Studying the continuity of a real function in Tunisian secondary schools: from an intuitive approach to a formal definition
Abstract
Keywords:
Teaching, Continuity of real
functions, Formal definition,
praxeology.
Continuity, as a fundamental property of real functions, occupies an important
place in the teaching of Real Analysis. However, its rigorous definition remains
problematic.
This study focuses on the didactic approach to continuity in Tunisian curricula,
by analyzing the praxeological organizations proposed in the textbook for the 3rd
high school, Mathematics section class. The analysis is based on the theoretical
framework of the Anthropological Theory of Didactics (TAD). The results show
an evolution in the order of introduction of the notions of limit and continuity,
moving from limit-continuity to continuity-limit, with a formal definition of
continuity. This reform seems to aim for greater mathematical rigor, while
relying on graphical and kinematic intuitions. However, the study of
praxeological organizations reveals difficulties in the articulation between the
different registers (intuitive, graphical, and formal) around the definition of
continuity.
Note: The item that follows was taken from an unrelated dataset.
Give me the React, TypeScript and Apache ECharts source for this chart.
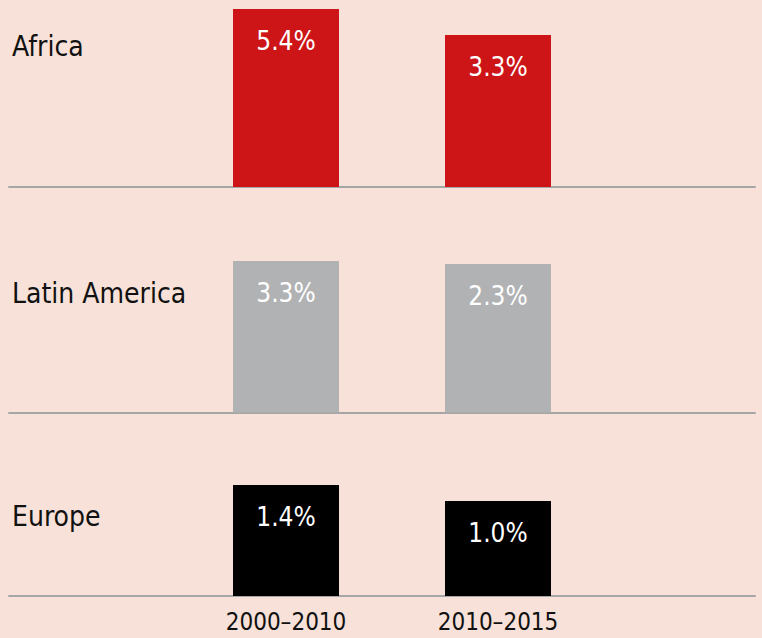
import React, { useEffect, useRef } from "react";
import * as echarts from "echarts";

// ---- data ----
const regions = ["Africa", "Latin America", "Europe"];
const periods = ["2000–2010", "2010–2015"];
// growth rates printed on the bars (%)
const africaRates = [5.4, 3.3];
const latinAmericaRates = [3.3, 2.3];
const europeRates = [1.4, 1.0];
// bar heights as drawn in the source graphic (not proportional to the rates)
const africaBarHeights = [178, 152];
const latinAmericaBarHeights = [151.5, 148.5];
const europeBarHeights = [111, 95];

const rateSets = [africaRates, latinAmericaRates, europeRates];
const heightSets = [africaBarHeights, latinAmericaBarHeights, europeBarHeights];

// ---- styling / layout ----
const W = 762;
const H = 638;
const BG = "#f7e1d8";
const barColors = ["#cd1417", "#b1b2b4", "#000000"];
const axisColor = "#a6a6a6";
const FONT = "'DejaVu Sans Condensed', 'DejaVu Sans', sans-serif";
const baselines = [187, 412.5, 596];
const labelCenters = [46, 293, 516];
const PANEL_H = 180;

export default function App() {
  const ref = useRef<HTMLDivElement>(null);
  useEffect(() => {
    if (!ref.current) return;
    const chart = echarts.init(ref.current, undefined, { renderer: "svg" });

    const frameGrids = baselines.map((b) => ({
      left: 9,
      right: 7,
      bottom: H - b,
      height: 10,
      containLabel: false,
    }));
    const barGrids = baselines.map((b) => ({
      left: 180,
      right: W - 604,
      bottom: H - b,
      height: PANEL_H,
      containLabel: false,
    }));

    const xAxes: any[] = [];
    const yAxes: any[] = [];
    baselines.forEach((_, i) => {
      xAxes.push({
        type: "value",
        gridIndex: i,
        min: 0,
        max: 1,
        axisLine: { show: true, lineStyle: { color: axisColor, width: 2 } },
        axisTick: { show: false },
        axisLabel: { show: false },
        splitLine: { show: false },
      });
      yAxes.push({
        type: "value",
        gridIndex: i,
        show: false,
        min: 0,
        max: 1,
        splitLine: { show: false },
      });
    });
    baselines.forEach((_, i) => {
      xAxes.push({
        type: "category",
        gridIndex: 3 + i,
        data: periods,
        axisLine: { show: false },
        axisTick: { show: false },
        axisLabel: {
          show: i === 2,
          color: "#111",
          fontFamily: FONT,
          fontSize: 24,
          margin: 14,
        },
        splitLine: { show: false },
      });
      yAxes.push({
        type: "value",
        gridIndex: 3 + i,
        show: false,
        min: 0,
        max: PANEL_H,
        splitLine: { show: false },
      });
    });

    const series = regions.map((r, i) => ({
      type: "bar",
      name: r,
      xAxisIndex: 3 + i,
      yAxisIndex: 3 + i,
      data: heightSets[i],
      barWidth: 106,
      itemStyle: { color: barColors[i] },
      z: 5,
      label: {
        show: true,
        position: "insideTop",
        distance: 19,
        color: "#ffffff",
        fontFamily: FONT,
        fontSize: 26,
        formatter: (p: any) => rateSets[i][p.dataIndex].toFixed(1) + "%",
      },
    }));

    chart.setOption({
      animation: false,
      backgroundColor: BG,
      grid: [...frameGrids, ...barGrids],
      xAxis: xAxes,
      yAxis: yAxes,
      series,
      graphic: regions.map((r, i) => ({
        type: "text",
        x: 12,
        y: labelCenters[i],
        z: 10,
        style: {
          text: r,
          fill: "#111",
          font: `28px ${FONT}`,
          verticalAlign: "middle",
        },
      })),
    });
    return () => chart.dispose();
  }, []);
  return (
    <div
      ref={ref}
      style={{ position: "absolute", left: 0, top: 0, width: W, height: H }}
    />
  );
}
Some proposed activities aim to progressively construct this formal
definition, but their implementation still seems problematic. These results raise
questions about the didactic conditions that promote a satisfactory understanding
of the continuity of real functions by students, particularly the balance between
intuitive, graphical and formal approaches. Areas for improvement are proposed
for a better articulation between the different aspects in teaching.